UN chief: Cease-fire appeal backed by 11 nations
UNITED NATIONS (AP) — U.N. Secretary-General Antonio Guterres said that warring parties in 11 countries have responded positively to his appeal for a global cease-fire to tackle the coronavirus pandemic, but turning words into peace is enormously difficult and fighting has escalated in major conflicts including Yemen, Libya and Afghanistan.
He called on all governments, groups and people with influence “to urge and pressure combatants around the world to put down their arms,” saying the need is urgent because “the COVID-19 storm” is now coming to all conflict areas.
Guterres told a briefing at U.N. headquarters in New York that his appeal 10 days ago was rooted in the recognition that “there should be only one fight in our world today: our shared battle against COVID-19.”

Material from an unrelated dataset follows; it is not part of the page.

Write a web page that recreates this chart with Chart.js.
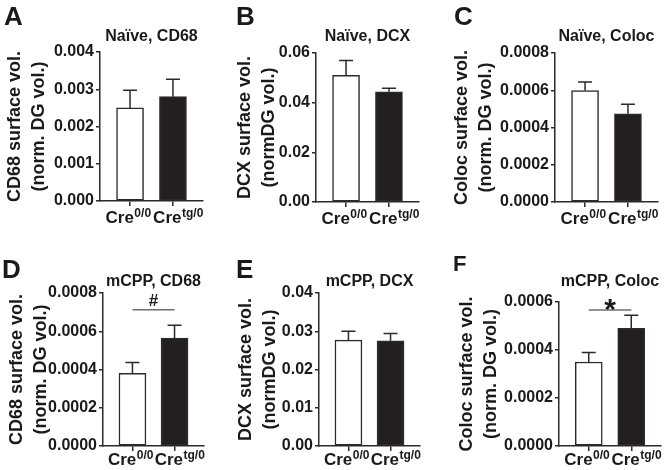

The U.N. chief said the appeal is “resonating” across the world, citing a growing number of endorsements for the cease-fire from 70 countries, civil society, religious leaders including Pope Francis, and more than 1 million people in an online petition organized by Avaaz.
He said parties to conflicts in Cameroon, the Central African Republic, Colombia, Libya, Myanmar, the Philippines, South Sudan, Sudan, Syria, Ukraine and Yemen have also expressed their acceptance.